Teaching colonists protests gallery walk ideas for upper elementary social studies
Grade 4,  Grade 5,  Social Studies,  TPT

Colonists Protests Gallery Walk Activity for Upper Elementary Social Studies

Teaching the road to the American Revolution can get tricky fast because there are a lot of events, laws, and protests for students to keep straight. The Boston Tea Party is usually the one they remember, but it makes a lot more sense when students also understand the other ways colonists pushed back against British rule.

That is why I like slowing this topic down and giving students a chance to move, read, talk, and summarize. A colonists protests gallery walk is a simple way to help students see that colonial resistance was not just one dramatic event. It was boycotts, petitions, public pressure, and organized action over time.

Start with the Big Question

Before students read about specific protests, I like to give them one guiding question: How did colonists respond when they believed British rule was unfair?

That question gives students a purpose for reading. Instead of memorizing isolated facts, they are looking for patterns. Some colonists protested by refusing to buy British goods. Some wrote letters and petitions. Some took part in public demonstrations. Others used intimidation, like tarring and feathering, to pressure tax collectors and loyalists.

Use Stations to Break the Topic into Manageable Pieces

Colonial protests are easier for upper elementary students to understand when the information is broken into smaller chunks. Instead of giving students one long reading passage, set up short stations around the room.

Each station can focus on one protest method, such as:

  • The Boston Tea Party
  • Tarring and feathering
  • Colonial boycotts
  • Letter writing and petitions

Students rotate, read, and record a short summary at each stop. This keeps the lesson moving and helps students practice finding the main idea instead of copying every detail.

Focus on Summarizing, Not Just Facts

One of the best parts of teaching this topic with a gallery walk is that it naturally builds reading comprehension skills. After each station, ask students to write a two- or three-sentence summary. That small limit matters because it forces them to decide what is most important.

If your students need support, give them a sentence frame like:

Colonists protested by ______ because ______. This showed ______.
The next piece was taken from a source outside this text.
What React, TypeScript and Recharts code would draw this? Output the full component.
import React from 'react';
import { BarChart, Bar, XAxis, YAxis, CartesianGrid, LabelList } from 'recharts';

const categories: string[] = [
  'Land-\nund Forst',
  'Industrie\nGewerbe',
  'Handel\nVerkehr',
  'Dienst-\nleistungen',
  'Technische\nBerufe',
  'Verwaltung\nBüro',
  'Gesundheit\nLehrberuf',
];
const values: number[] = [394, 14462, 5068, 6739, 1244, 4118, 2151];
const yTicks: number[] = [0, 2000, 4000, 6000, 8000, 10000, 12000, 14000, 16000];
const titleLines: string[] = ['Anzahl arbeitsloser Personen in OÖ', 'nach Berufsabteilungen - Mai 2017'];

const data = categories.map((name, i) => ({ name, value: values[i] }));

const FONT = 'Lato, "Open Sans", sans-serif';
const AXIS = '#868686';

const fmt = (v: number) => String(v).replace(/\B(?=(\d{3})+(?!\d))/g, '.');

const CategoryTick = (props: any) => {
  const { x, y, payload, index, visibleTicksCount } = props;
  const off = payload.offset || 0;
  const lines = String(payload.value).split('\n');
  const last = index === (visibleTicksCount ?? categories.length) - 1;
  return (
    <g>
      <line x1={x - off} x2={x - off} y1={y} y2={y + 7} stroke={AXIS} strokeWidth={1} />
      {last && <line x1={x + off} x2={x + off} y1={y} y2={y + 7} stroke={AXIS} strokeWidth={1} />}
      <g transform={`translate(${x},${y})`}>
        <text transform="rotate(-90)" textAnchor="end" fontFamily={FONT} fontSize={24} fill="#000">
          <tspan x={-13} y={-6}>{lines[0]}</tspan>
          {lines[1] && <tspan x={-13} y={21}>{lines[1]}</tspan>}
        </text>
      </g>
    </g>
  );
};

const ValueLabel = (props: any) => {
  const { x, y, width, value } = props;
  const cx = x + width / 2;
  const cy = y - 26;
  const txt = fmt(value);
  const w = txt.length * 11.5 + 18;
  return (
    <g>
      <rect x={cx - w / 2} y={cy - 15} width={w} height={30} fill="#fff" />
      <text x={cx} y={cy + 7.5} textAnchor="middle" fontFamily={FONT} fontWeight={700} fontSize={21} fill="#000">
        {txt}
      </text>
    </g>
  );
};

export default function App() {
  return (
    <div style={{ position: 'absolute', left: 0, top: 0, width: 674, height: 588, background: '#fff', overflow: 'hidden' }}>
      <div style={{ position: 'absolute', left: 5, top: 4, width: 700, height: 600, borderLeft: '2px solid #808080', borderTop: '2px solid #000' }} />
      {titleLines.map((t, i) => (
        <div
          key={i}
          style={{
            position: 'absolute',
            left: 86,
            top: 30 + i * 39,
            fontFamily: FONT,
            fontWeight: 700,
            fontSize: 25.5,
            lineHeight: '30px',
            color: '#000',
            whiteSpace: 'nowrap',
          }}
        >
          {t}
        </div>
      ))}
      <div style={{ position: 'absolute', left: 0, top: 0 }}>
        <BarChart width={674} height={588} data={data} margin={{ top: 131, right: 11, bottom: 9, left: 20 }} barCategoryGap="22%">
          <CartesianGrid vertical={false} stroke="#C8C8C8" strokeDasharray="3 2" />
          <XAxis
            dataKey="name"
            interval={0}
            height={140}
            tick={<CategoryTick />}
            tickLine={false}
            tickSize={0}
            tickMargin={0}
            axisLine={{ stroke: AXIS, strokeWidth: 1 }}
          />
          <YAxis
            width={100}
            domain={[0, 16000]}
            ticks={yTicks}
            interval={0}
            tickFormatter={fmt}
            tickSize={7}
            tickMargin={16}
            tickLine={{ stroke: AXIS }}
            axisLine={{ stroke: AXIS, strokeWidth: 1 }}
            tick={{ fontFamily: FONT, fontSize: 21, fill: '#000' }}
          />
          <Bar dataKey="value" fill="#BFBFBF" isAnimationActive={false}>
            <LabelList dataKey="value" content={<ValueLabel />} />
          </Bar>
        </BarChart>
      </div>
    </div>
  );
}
That structure helps students connect the action to the reason behind it, which is exactly what they need to understand before moving deeper into the causes of the American Revolution.

Make Movement Purposeful

Gallery walks are great, but they work best when the movement has a clear routine. I usually recommend giving students a set amount of time at each station, then rotating together. This keeps students from crowding one station or racing through the reading.

You can also have students work with a partner. One student reads first, the other helps summarize, and then they switch roles at the next station. It keeps everyone involved without turning the room into chaos.

A Low-Prep Colonists Protests Gallery Walk

If you want this lesson already put together, I made a Colonists Protests Gallery Walk for this exact topic. It includes informational reading stations, a student answer sheet, and a completed teacher answer key.

The activity is designed for 4th and 5th grade social studies and works well as an introduction, review, or part of a larger Colonial America/American Revolution unit.

Colonists Protests Gallery Walk colonial America reading stations activity

Bring the Road to Revolution to Life

Students do not need to memorize every colonial protest in isolation. They need to understand how frustration with British rule grew and how colonists responded in different ways. A gallery walk gives them a concrete way to compare those responses, practice summarizing, and make sense of the bigger story leading up to the American Revolution.

If you are building out your Colonial America or American Revolution unit, this is a great lesson to use before diving into Lexington and Concord, the Declaration of Independence, or the war itself.